What helps against FOMO
FOMO does not disappear just because you have read a few clever sentences about it. It needs counterstructures that hold even when the pressure rises.
- clear criteria for entries and exits
- fixed position sizes
- defined upper risk limits
- watchlists instead of spontaneous hunting
- the conscious acceptance that not every move has to be captured
- a trading journal for emotional bad trades
The decisive point is not perfection. The decisive point is to recognize your own reaction chain early. As soon as a trade mainly looks attractive because others are already showing profits, that should no longer be a buy signal, but a warning signal. Good traders therefore consciously miss opportunities. That sounds harsh, but it is one of the most important truths of all. Good traders do not try to capture every move. They consciously accept that the market produces opportunities every day that are not their own.

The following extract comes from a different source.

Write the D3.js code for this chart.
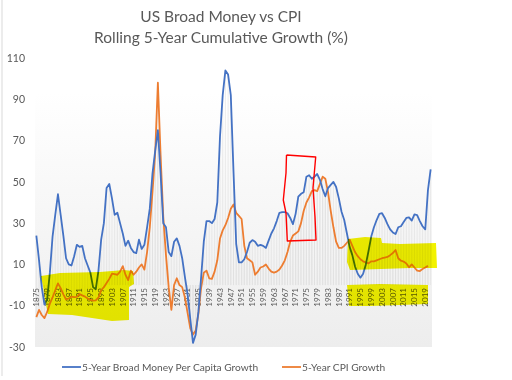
<!DOCTYPE html>
<html><head><meta charset="utf-8">
<script src="https://cdn.jsdelivr.net/npm/d3@7"></script>
<style>
html,body{margin:0;padding:0;background:#fff;}
svg{display:block;font-family:Lato,"Open Sans",sans-serif;}
</style></head>
<body><svg id="c" width="512" height="380"></svg>
<script>
const titleLines = ["US Broad Money vs CPI", "Rolling 5-Year Cumulative Growth (%)"];
const seriesNames = ["5-Year Broad Money Per Capita Growth", "5-Year CPI Growth"];
const years = d3.range(1875, 2022);
const yTicks = [-30, -10, 10, 30, 50, 70, 90, 110];
const tickYears = d3.range(1875, 2020, 4);

// 5-Year Broad Money Per Capita Growth, 1875-2021
const money = [
 24, 12, -1, -9.5, -7, 6, 23.5, 34, 44, 34,
 24, 13, 10, 9.5, 14, 19.5, 18.5, 19, 13, 9.5,
 6, -1, -2, 7, 22, 30, 47, 49, 42, 34,
 35, 30, 25, 19, 21.5, 18, 16, 15.5, 22, 17.5,
 19.5, 28, 37, 54, 65, 75, 54, 30, 28, 16,
 14, 21, 22.6, 19, 13, 4, -4.5, -16.5, -28, -24,
 -13, 3.5, 21, 31, 31, 30, 32, 40, 72, 92,
 104, 102, 92, 55, 20, 11, 11, 12.5, 16, 20.5,
 21.8, 21, 19, 19.5, 19, 18, 21.5, 25, 27.5, 31,
 35, 35.3, 35.3, 34.8, 32.5, 29.5, 34.5, 42.8, 44.2, 45,
 52.5, 53.2, 51.5, 52.5, 53.8, 51, 46.5, 43, 47, 48.5,
 50, 47.5, 42, 35.5, 31.5, 25, 18.5, 14.5, 9, 5.5,
 3.6, 5.5, 10, 16.5, 23.5, 28, 31.5, 34.5, 34.8, 32.5,
 29.5, 27, 25.5, 24.7, 28, 28.5, 30.5, 32.5, 32.8, 31.2,
 34.2, 33.9, 31, 28.5, 27, 46, 56
];
// 5-Year CPI Growth, 1875-2020
const cpi = [
 -15.5, -12, -14.5, -16, -13, -9, -6, -2.5, 0.8, -1.5,
 -4.5, -7, -6.5, -5.6, -5.8, -5.7, -4.3, -5, -5.6, -6.5,
 -7.2, -7.5, -7.4, -6, -2.5, -1, 1, 3, 5.5, 5.3,
 5, 6.5, 9.2, 5, 2.4, 7, 5, 6.5, 8.5, 10,
 7.5, 16, 28, 45, 64, 98, 63, 33, 14.5, -1,
 -12, 0, 3.3, 0, -1, -6, -13.5, -21, -24, -22,
 -14, -1.5, 6, 7, 3.3, 3, 6.5, 12, 22.6, 26.5,
 29, 32.5, 37, 39, 35, 33.5, 32, 19, 13, 12,
 11, 5, 6.5, 8.5, 9, 10, 8, 6.5, 6, 6.5,
 7.5, 9.5, 12, 16, 21, 24, 25, 26, 30, 36,
 40, 42.5, 45.5, 46, 45.5, 49, 52.5, 51.5, 45, 36,
 28, 21, 18, 18, 19, 20.5, 22, 19, 16, 14,
 12.5, 11.5, 11, 10.5, 11.5, 11.5, 12, 12.5, 13, 13.3,
 13.6, 14.5, 15.5, 17, 13, 11.8, 11.4, 10.5, 8.6, 10,
 8.5, 7, 6.8, 7.8, 8.5, 9.3
];

const svg = d3.select("#c");
const plot = {left: 35, right: 432, top: 58, bottom: 347};
const x = d3.scaleBand().domain(years).range([plot.left, plot.right]).padding(0);
const cx = yr => x(yr) + x.bandwidth() / 2;
const y = d3.scaleLinear().domain([-30, 110]).range([plot.bottom, plot.top]);
const grey = "#595959";

// left border of the chart image
svg.append("line").attr("x1", 2).attr("x2", 2).attr("y1", 0).attr("y2", 376)
  .attr("stroke", "#d9d9d9").attr("stroke-width", 1);

// plot area gradient
const defs = svg.append("defs");
const grad = defs.append("linearGradient").attr("id", "bg").attr("x1", 0).attr("x2", 0).attr("y1", 0).attr("y2", 1);
grad.append("stop").attr("offset", "0%").attr("stop-color", "#ffffff");
grad.append("stop").attr("offset", "12%").attr("stop-color", "#ffffff");
grad.append("stop").attr("offset", "100%").attr("stop-color", "#ededed");
svg.append("rect").attr("x", plot.left).attr("y", plot.top)
  .attr("width", plot.right - plot.left).attr("height", plot.bottom - plot.top)
  .attr("fill", "url(#bg)");

// drop lines
const drops = svg.append("g").attr("stroke", "#dedede").attr("stroke-width", 0.6);
[money, cpi].forEach(arr => {
  drops.selectAll(null).data(arr).enter().append("line")
    .attr("x1", (d, i) => cx(years[i])).attr("x2", (d, i) => cx(years[i]))
    .attr("y1", y(0)).attr("y2", d => y(d));
});

// y axis labels
svg.append("g").selectAll("text").data(yTicks).enter().append("text")
  .attr("x", 25).attr("y", d => y(d)).attr("dy", "0.35em")
  .attr("text-anchor", "end").attr("font-size", 10.5).attr("fill", grey)
  .text(d => d);

// x axis labels (rotated)
svg.append("g").selectAll("text").data(tickYears).enter().append("text")
  .attr("transform", d => `translate(${cx(d)},${y(0) + 3}) rotate(-90)`)
  .attr("dy", "0.35em").attr("text-anchor", "end")
  .attr("font-size", 8).attr("fill", grey).text(d => d);

// series lines
const line = d3.line().x((d, i) => cx(years[i])).y(d => y(d));
svg.append("path").datum(cpi).attr("d", line).attr("fill", "none")
  .attr("stroke", "#ed7d31").attr("stroke-width", 1.8).attr("stroke-linejoin", "round");
svg.append("path").datum(money).attr("d", line).attr("fill", "none")
  .attr("stroke", "#4472c4").attr("stroke-width", 1.8).attr("stroke-linejoin", "round");

// title
svg.append("g").selectAll("text").data(titleLines).enter().append("text")
  .attr("x", 221).attr("y", (d, i) => 22 + i * 21)
  .attr("text-anchor", "middle").attr("font-size", 15.5).attr("fill", grey)
  .text(d => d);

// legend
const lg = svg.append("g").attr("font-size", 10.2).attr("fill", grey);
const legendItems = [
  {name: seriesNames[0], color: "#4472c4", x0: 62},
  {name: seriesNames[1], color: "#ed7d31", x0: 282}
];
legendItems.forEach(it => {
  lg.append("line").attr("x1", it.x0).attr("x2", it.x0 + 19).attr("y1", 367).attr("y2", 367)
    .attr("stroke", it.color).attr("stroke-width", 1.8);
  lg.append("text").attr("x", it.x0 + 20).attr("y", 367).attr("dy", "0.35em").text(it.name);
});

// hand-drawn highlighter annotations
const hl = svg.append("g").style("mix-blend-mode", "multiply").attr("fill", "#f2f200");
const yellowShapes = [
  [[41,276],[60,273],[100,272],[124,270],[133,271],[134,284],[129,287],[129,320],[112,321],[92,318],[72,315],[48,314],[45,300],[43,286]],
  [[348,239],[365,237],[381,238],[382,243],[400,244],[436,243],[437,268],[410,268],[381,269],[350,270],[347,262]],
  [[347,285],[380,284],[428,285],[428,304],[400,305],[370,306],[349,306]]
];
yellowShapes.forEach(p => hl.append("path").attr("d", d3.line().curve(d3.curveLinearClosed)(p)));

const redPath = [[286.5,155],[315.7,157],[313,188],[315,217],[316,240],[287.3,241],[286,213],[283.3,200],[284.3,190],[286,173],[286.5,155]];
svg.append("path").attr("d", d3.line()(redPath)).attr("fill", "none")
  .attr("stroke", "#ff0000").attr("stroke-width", 1.4).attr("stroke-linejoin", "round");
</script></body></html>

Exactly this attitude separates discipline from haste. Anyone who believes they have to be involved everywhere will inevitably select worse. Anyone who instead accepts that leaving things out is part of the game protects not only capital, but also the quality of their own decisions. Not every missed trade is a mistake. In retrospect, very many missed FOMO trades are a gain, even though no position was ever opened.
Conclusion: FOMO is more of a silent account killer than a side issue
Fear of missing out sounds more harmless than it is. It seems like a marginal psychological problem. In truth, it is one of the most reliable ways to destroy timing, risk discipline and clean decisions. FOMO drives people into moves they have never planned cleanly. It tempts them into entries that do not arise from strength, but from pressure. And it ensures that the market is no longer observed, but hunted.
That is exactly why the most important lesson is as simple as it is uncomfortable: not every train has to be taken. Anyone who wants to survive in trading over the long term does not need more speed, but more inner distance from missed opportunities.